What changed in our SOP

After the system was stable, we ran a full retrospective. Three changes have come out of it.

Pre-migration V3 review on every database. V3 stands for Volume, Velocity, Variety. Volume is the data size, with attention to the largest tables individually. Velocity is the write throughput and queue cadence. Variety is the workload mix: job queues, long-running analytics, hot OLTP tables, ETL paths, anything that may interact with replication in less obvious ways. Any database that crosses thresholds on any of the three axes triggers an additional review layer before the first migration step runs.

Long-running transactions and dead-tuple monitoring are prerequisites. Before any migration touchpoint, we require alerts for transactions older than a configured threshold and for dead-tuple counts on critical tables. A standing query to inspect the current vacuum-removable cutoff and the transaction holding it is now part of the migration runbook. This is the single most useful monitoring tool during a migration window, and the cost of adding it is small.

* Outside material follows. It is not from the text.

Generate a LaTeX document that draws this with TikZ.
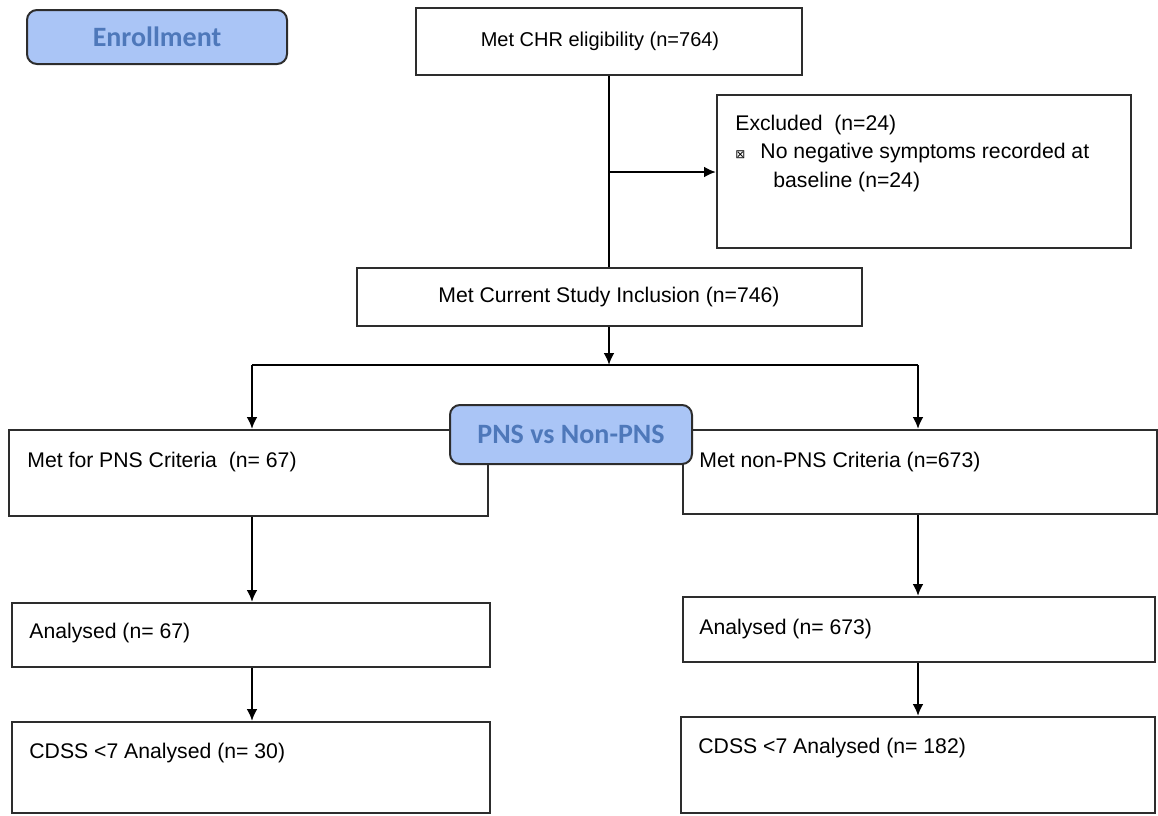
\documentclass[tikz,border=0pt]{standalone}
\usepackage{fontspec}
\setmainfont{Liberation Sans}
\newfontfamily\calfont{Carlito}
\newfontfamily\symfont{DejaVu Sans}
\usepackage{xcolor}
\usepackage{tikz}
\usetikzlibrary{calc, arrows.meta, positioning}

\definecolor{phasefill}{RGB}{170,197,246}
\definecolor{phasetext}{RGB}{78,120,186}
\definecolor{boxline}{RGB}{45,45,45}

\tikzset{
    flowbox/.style={draw=boxline, line width=1pt, fill=white, rectangle, inner sep=0pt},
    phasebox/.style={draw=boxline, line width=1pt, fill=phasefill, rounded corners=5pt,
        inner sep=0pt, text=phasetext, font=\calfont\bfseries\fontsize{14}{16}\selectfont},
    boxtext/.style={anchor=west, inner sep=0pt, font=\fontsize{10.6}{14.5}\selectfont},
    flowarrow/.style={->, line width=1.2pt},
    flowline/.style={line width=1.2pt}
}

\begin{document}
\begin{tikzpicture}[x=0.5pt, y=-0.5pt, >={Latex[length=6pt, width=5.5pt]}]
    \useasboundingbox (0,0) rectangle (1158,815);

    % Các hộp chính
    \node[flowbox, minimum width=193pt, minimum height=33.5pt] (chr) at (609,41.5) {};
    \node[flowbox, minimum width=207pt, minimum height=76.5pt] (excl) at (924,171.5) {};
    \node[flowbox, minimum width=252.5pt, minimum height=29pt] (incl) at (609,297) {};
    \node[flowbox, minimum width=239.5pt, minimum height=43pt] (critA) at (248.5,473) {};
    \node[flowbox, minimum width=237pt, minimum height=42pt] (critB) at (920,472) {};
    \node[flowbox, minimum width=239pt, minimum height=32pt] (anaA) at (251,635) {};
    \node[flowbox, minimum width=236pt, minimum height=32.5pt] (anaB) at (919,629.5) {};
    \node[flowbox, minimum width=239pt, minimum height=45.5pt] (cdssA) at (251,767.5) {};
    \node[flowbox, minimum width=237pt, minimum height=48pt] (cdssB) at (918,765) {};

    % Nhãn giai đoạn
    \node[phasebox, minimum width=130pt, minimum height=27pt] (enroll) at (157,37) {Enrollment};
    \node[phasebox, minimum width=121pt, minimum height=29.5pt] (group) at (571,434.5) {PNS vs Non-PNS};

    % Nội dung
    \node[boxtext, anchor=center, font=\fontsize{10}{12}\selectfont] (chrtxt) at (600,41) {Met CHR eligibility (n=764)};
    \node[boxtext, anchor=north west, align=left] (excltxt) at (735,115)
        {Excluded\ \ (n=24)\\[-0.5pt]
         {\symfont\fontsize{6}{8}\selectfont ⊠}\hspace{7.5pt}No negative symptoms recorded at\\
         \hspace{19pt}baseline (n=24)};
    \node[boxtext, anchor=center] (incltxt) at (609,297) {Met Current Study Inclusion (n=746)};
    \node[boxtext] (critAtxt) at (27,462) {Met for PNS Criteria\ \ (n= 67)};
    \node[boxtext] (critBtxt) at (699,462) {Met non-PNS Criteria (n=673)};
    \node[boxtext] (anaAtxt) at (29,633) {Analysed (n= 67)};
    \node[boxtext] (anaBtxt) at (699,629) {Analysed (n= 673)};
    \node[boxtext] (cdssAtxt) at (29,753) {CDSS <7 Analysed (n= 30)};
    \node[boxtext] (cdssBtxt) at (698,748) {CDSS <7 Analysed (n= 182)};

    % Mũi tên
    \coordinate (split) at (609,172);
    \coordinate (fork) at (609,365);
    \coordinate (forkA) at (252,365);
    \coordinate (forkB) at (918,365);
    \draw[flowline] (chr.south) -- (incl.north);
    \draw[flowarrow] (split) -- (excl.west |- split);
    \draw[flowarrow] (incl.south) -- (fork);
    \draw[flowline] (forkA) -- (forkB);
    \draw[flowarrow] (forkA) -- (forkA |- critA.north);
    \draw[flowarrow] (forkB) -- (forkB |- critB.north);
    \draw[flowarrow] (forkA |- critA.south) -- (forkA |- anaA.north);
    \draw[flowarrow] (forkB |- critB.south) -- (forkB |- anaB.north);
    \draw[flowarrow] (forkA |- anaA.south) -- (forkA |- cdssA.north);
    \draw[flowarrow] (forkB |- anaB.south) -- (forkB |- cdssB.north);
\end{tikzpicture}
\end{document}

Tailored migration plans for any database with a job queue. Job queues and long-running transactions interact in ways that compound quickly. For any database that hosts a queue, the migration plan now keeps snapshots short over the queue tables. For large append-only tables, a narrowly scoped subscription that copies new rows separately from the historical backfill keeps the snapshot window short.

Why we wrote this up

We share these retrospectives because the pain is portable. A long-running transaction blocking vacuum on tables it has nothing to do with is a pattern that surfaces in many production environments, not only during migrations. Long backups, replica lag, slow analytical queries, abandoned BEGIN statements in a connection pool, anything that holds an old snapshot does the same work. The job queue interaction described above will occur whenever the snapshot remains open long enough.

The most expensive PostgreSQL incidents tend to arise from interactions among components that are individually safe. A COPY is safe. A job queue is safe. The two together, at production velocity, constitute a different category of risk.